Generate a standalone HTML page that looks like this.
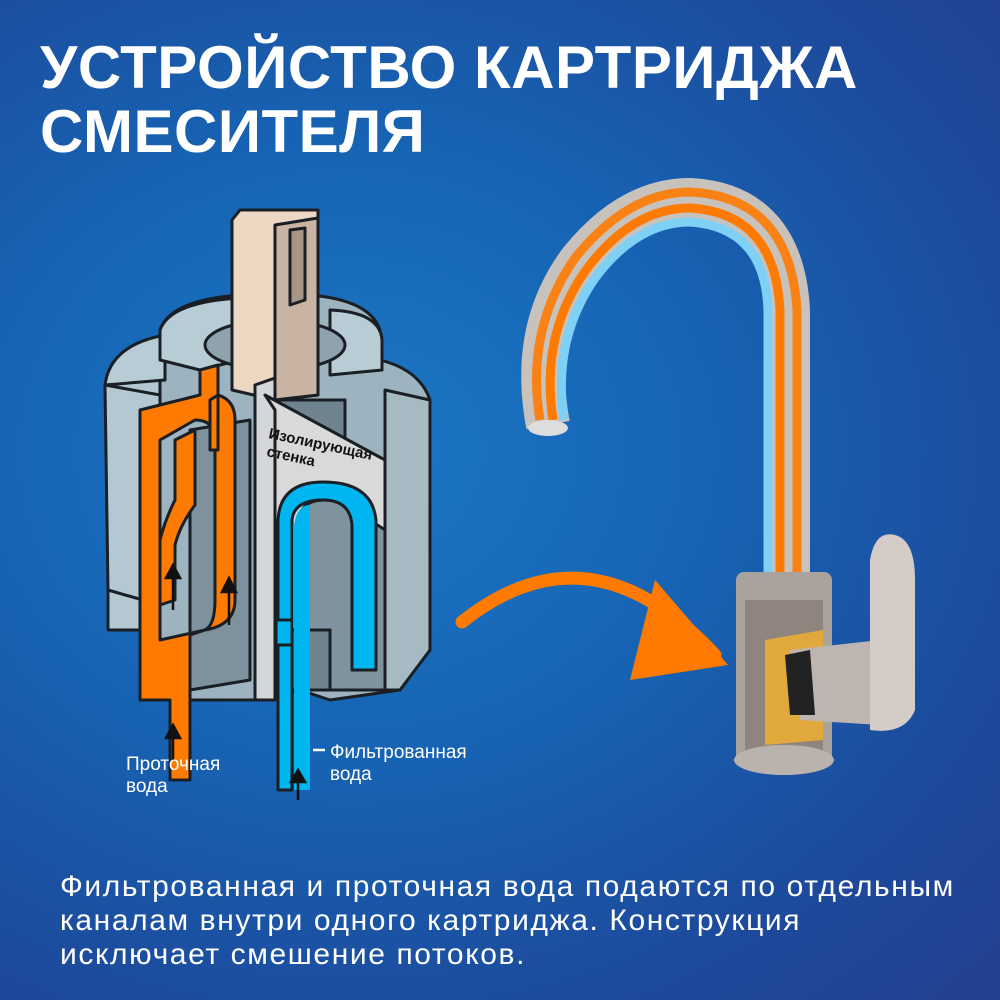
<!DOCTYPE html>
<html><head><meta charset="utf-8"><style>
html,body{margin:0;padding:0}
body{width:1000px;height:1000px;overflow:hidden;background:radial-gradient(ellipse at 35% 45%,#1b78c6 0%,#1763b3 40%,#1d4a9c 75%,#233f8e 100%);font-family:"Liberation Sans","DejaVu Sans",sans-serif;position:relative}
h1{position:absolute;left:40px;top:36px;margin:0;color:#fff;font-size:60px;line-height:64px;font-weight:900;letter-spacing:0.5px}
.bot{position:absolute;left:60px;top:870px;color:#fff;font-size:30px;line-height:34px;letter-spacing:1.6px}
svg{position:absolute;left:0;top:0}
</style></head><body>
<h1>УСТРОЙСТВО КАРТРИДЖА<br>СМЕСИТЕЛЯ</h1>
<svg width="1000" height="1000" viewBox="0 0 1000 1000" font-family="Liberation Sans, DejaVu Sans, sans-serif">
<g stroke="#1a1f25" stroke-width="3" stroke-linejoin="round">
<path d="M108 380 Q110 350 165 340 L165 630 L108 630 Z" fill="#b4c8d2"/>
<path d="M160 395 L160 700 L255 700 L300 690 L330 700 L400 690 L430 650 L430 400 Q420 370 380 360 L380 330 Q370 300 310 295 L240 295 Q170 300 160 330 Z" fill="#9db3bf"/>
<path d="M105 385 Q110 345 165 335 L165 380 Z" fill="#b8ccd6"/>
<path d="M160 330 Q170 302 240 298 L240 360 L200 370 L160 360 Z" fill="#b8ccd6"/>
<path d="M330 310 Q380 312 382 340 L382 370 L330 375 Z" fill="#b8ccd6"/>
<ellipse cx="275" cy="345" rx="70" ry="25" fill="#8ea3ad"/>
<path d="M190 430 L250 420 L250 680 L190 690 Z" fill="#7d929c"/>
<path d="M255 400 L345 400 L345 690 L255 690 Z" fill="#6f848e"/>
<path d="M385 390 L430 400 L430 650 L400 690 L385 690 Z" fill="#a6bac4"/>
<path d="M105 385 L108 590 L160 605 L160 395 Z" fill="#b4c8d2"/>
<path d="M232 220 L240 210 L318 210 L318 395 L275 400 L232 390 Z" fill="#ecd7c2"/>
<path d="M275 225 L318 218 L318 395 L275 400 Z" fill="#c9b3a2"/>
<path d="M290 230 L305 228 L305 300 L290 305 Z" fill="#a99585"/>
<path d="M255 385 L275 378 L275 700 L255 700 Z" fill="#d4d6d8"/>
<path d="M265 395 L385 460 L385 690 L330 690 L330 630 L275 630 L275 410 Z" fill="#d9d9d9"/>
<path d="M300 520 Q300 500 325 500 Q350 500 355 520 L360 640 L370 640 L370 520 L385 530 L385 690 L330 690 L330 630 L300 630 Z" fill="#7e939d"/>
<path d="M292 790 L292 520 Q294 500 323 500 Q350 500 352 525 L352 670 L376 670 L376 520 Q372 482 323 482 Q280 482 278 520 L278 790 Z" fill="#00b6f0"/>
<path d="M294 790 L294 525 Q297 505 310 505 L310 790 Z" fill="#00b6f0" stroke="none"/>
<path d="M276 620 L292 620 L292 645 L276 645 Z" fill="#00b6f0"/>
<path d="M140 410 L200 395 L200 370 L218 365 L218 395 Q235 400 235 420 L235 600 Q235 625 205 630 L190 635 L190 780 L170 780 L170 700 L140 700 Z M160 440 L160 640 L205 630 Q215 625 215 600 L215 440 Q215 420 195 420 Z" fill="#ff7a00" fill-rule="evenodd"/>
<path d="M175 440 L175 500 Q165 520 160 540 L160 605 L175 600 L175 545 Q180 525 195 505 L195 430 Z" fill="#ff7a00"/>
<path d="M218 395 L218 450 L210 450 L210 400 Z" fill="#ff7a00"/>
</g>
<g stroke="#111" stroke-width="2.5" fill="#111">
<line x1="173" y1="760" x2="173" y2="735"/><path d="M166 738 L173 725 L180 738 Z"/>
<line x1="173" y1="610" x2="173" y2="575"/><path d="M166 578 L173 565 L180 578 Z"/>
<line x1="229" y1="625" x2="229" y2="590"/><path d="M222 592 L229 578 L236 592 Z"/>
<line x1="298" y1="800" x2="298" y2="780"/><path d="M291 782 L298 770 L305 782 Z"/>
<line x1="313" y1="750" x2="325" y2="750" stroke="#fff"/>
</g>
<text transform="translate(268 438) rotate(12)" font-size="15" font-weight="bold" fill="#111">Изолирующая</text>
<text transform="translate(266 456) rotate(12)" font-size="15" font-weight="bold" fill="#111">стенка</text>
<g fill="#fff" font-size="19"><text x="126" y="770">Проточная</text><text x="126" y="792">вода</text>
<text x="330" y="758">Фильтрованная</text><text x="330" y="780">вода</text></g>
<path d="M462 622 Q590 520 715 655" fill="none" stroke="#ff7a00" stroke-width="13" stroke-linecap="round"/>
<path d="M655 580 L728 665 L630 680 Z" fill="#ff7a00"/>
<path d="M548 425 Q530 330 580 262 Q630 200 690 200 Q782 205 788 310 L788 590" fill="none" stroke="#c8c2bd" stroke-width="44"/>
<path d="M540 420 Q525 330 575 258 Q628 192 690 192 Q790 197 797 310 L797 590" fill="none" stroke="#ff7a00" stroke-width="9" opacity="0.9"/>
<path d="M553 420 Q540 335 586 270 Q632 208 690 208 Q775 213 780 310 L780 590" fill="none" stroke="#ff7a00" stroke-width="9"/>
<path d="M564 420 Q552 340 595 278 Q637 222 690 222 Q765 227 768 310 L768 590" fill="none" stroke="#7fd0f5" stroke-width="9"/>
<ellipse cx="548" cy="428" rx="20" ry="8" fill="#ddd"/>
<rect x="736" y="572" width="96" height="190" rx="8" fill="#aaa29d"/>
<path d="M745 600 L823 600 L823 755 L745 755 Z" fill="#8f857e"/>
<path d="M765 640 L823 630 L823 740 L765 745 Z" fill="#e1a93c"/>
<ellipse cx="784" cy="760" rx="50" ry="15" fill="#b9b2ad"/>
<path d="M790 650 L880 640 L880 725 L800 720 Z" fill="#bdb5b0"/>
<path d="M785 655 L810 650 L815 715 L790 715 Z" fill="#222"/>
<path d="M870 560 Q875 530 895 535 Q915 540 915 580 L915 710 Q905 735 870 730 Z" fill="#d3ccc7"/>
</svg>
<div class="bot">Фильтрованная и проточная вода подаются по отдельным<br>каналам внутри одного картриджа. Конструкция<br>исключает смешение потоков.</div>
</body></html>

# # # # #

WORK TO BE COMPLETED = Omit the pictures and give the material again, exactly and in full.

TASK OUTPUT =
Generate a standalone HTML page that looks like this.
<!DOCTYPE html>
<html><head><meta charset="utf-8"><style>
html,body{margin:0;padding:0}
body{width:1000px;height:1000px;overflow:hidden;background:radial-gradient(ellipse at 35% 45%,#1b78c6 0%,#1763b3 40%,#1d4a9c 75%,#233f8e 100%);font-family:"Liberation Sans","DejaVu Sans",sans-serif;position:relative}
h1{position:absolute;left:40px;top:36px;margin:0;color:#fff;font-size:60px;line-height:64px;font-weight:900;letter-spacing:0.5px}
.bot{position:absolute;left:60px;top:870px;color:#fff;font-size:30px;line-height:34px;letter-spacing:1.6px}
svg{position:absolute;left:0;top:0}
</style></head><body>
<h1>УСТРОЙСТВО КАРТРИДЖА<br>СМЕСИТЕЛЯ</h1>
<svg width="1000" height="1000" viewBox="0 0 1000 1000" font-family="Liberation Sans, DejaVu Sans, sans-serif">
<g stroke="#1a1f25" stroke-width="3" stroke-linejoin="round">
<path d="M108 380 Q110 350 165 340 L165 630 L108 630 Z" fill="#b4c8d2"/>
<path d="M160 395 L160 700 L255 700 L300 690 L330 700 L400 690 L430 650 L430 400 Q420 370 380 360 L380 330 Q370 300 310 295 L240 295 Q170 300 160 330 Z" fill="#9db3bf"/>
<path d="M105 385 Q110 345 165 335 L165 380 Z" fill="#b8ccd6"/>
<path d="M160 330 Q170 302 240 298 L240 360 L200 370 L160 360 Z" fill="#b8ccd6"/>
<path d="M330 310 Q380 312 382 340 L382 370 L330 375 Z" fill="#b8ccd6"/>
<ellipse cx="275" cy="345" rx="70" ry="25" fill="#8ea3ad"/>
<path d="M190 430 L250 420 L250 680 L190 690 Z" fill="#7d929c"/>
<path d="M255 400 L345 400 L345 690 L255 690 Z" fill="#6f848e"/>
<path d="M385 390 L430 400 L430 650 L400 690 L385 690 Z" fill="#a6bac4"/>
<path d="M105 385 L108 590 L160 605 L160 395 Z" fill="#b4c8d2"/>
<path d="M232 220 L240 210 L318 210 L318 395 L275 400 L232 390 Z" fill="#ecd7c2"/>
<path d="M275 225 L318 218 L318 395 L275 400 Z" fill="#c9b3a2"/>
<path d="M290 230 L305 228 L305 300 L290 305 Z" fill="#a99585"/>
<path d="M255 385 L275 378 L275 700 L255 700 Z" fill="#d4d6d8"/>
<path d="M265 395 L385 460 L385 690 L330 690 L330 630 L275 630 L275 410 Z" fill="#d9d9d9"/>
<path d="M300 520 Q300 500 325 500 Q350 500 355 520 L360 640 L370 640 L370 520 L385 530 L385 690 L330 690 L330 630 L300 630 Z" fill="#7e939d"/>
<path d="M292 790 L292 520 Q294 500 323 500 Q350 500 352 525 L352 670 L376 670 L376 520 Q372 482 323 482 Q280 482 278 520 L278 790 Z" fill="#00b6f0"/>
<path d="M294 790 L294 525 Q297 505 310 505 L310 790 Z" fill="#00b6f0" stroke="none"/>
<path d="M276 620 L292 620 L292 645 L276 645 Z" fill="#00b6f0"/>
<path d="M140 410 L200 395 L200 370 L218 365 L218 395 Q235 400 235 420 L235 600 Q235 625 205 630 L190 635 L190 780 L170 780 L170 700 L140 700 Z M160 440 L160 640 L205 630 Q215 625 215 600 L215 440 Q215 420 195 420 Z" fill="#ff7a00" fill-rule="evenodd"/>
<path d="M175 440 L175 500 Q165 520 160 540 L160 605 L175 600 L175 545 Q180 525 195 505 L195 430 Z" fill="#ff7a00"/>
<path d="M218 395 L218 450 L210 450 L210 400 Z" fill="#ff7a00"/>
</g>
<g stroke="#111" stroke-width="2.5" fill="#111">
<line x1="173" y1="760" x2="173" y2="735"/><path d="M166 738 L173 725 L180 738 Z"/>
<line x1="173" y1="610" x2="173" y2="575"/><path d="M166 578 L173 565 L180 578 Z"/>
<line x1="229" y1="625" x2="229" y2="590"/><path d="M222 592 L229 578 L236 592 Z"/>
<line x1="298" y1="800" x2="298" y2="780"/><path d="M291 782 L298 770 L305 782 Z"/>
<line x1="313" y1="750" x2="325" y2="750" stroke="#fff"/>
</g>
<text transform="translate(268 438) rotate(12)" font-size="15" font-weight="bold" fill="#111">Изолирующая</text>
<text transform="translate(266 456) rotate(12)" font-size="15" font-weight="bold" fill="#111">стенка</text>
<g fill="#fff" font-size="19"><text x="126" y="770">Проточная</text><text x="126" y="792">вода</text>
<text x="330" y="758">Фильтрованная</text><text x="330" y="780">вода</text></g>
<path d="M462 622 Q590 520 715 655" fill="none" stroke="#ff7a00" stroke-width="13" stroke-linecap="round"/>
<path d="M655 580 L728 665 L630 680 Z" fill="#ff7a00"/>
<path d="M548 425 Q530 330 580 262 Q630 200 690 200 Q782 205 788 310 L788 590" fill="none" stroke="#c8c2bd" stroke-width="44"/>
<path d="M540 420 Q525 330 575 258 Q628 192 690 192 Q790 197 797 310 L797 590" fill="none" stroke="#ff7a00" stroke-width="9" opacity="0.9"/>
<path d="M553 420 Q540 335 586 270 Q632 208 690 208 Q775 213 780 310 L780 590" fill="none" stroke="#ff7a00" stroke-width="9"/>
<path d="M564 420 Q552 340 595 278 Q637 222 690 222 Q765 227 768 310 L768 590" fill="none" stroke="#7fd0f5" stroke-width="9"/>
<ellipse cx="548" cy="428" rx="20" ry="8" fill="#ddd"/>
<rect x="736" y="572" width="96" height="190" rx="8" fill="#aaa29d"/>
<path d="M745 600 L823 600 L823 755 L745 755 Z" fill="#8f857e"/>
<path d="M765 640 L823 630 L823 740 L765 745 Z" fill="#e1a93c"/>
<ellipse cx="784" cy="760" rx="50" ry="15" fill="#b9b2ad"/>
<path d="M790 650 L880 640 L880 725 L800 720 Z" fill="#bdb5b0"/>
<path d="M785 655 L810 650 L815 715 L790 715 Z" fill="#222"/>
<path d="M870 560 Q875 530 895 535 Q915 540 915 580 L915 710 Q905 735 870 730 Z" fill="#d3ccc7"/>
</svg>
<div class="bot">Фильтрованная и проточная вода подаются по отдельным<br>каналам внутри одного картриджа. Конструкция<br>исключает смешение потоков.</div>
</body></html>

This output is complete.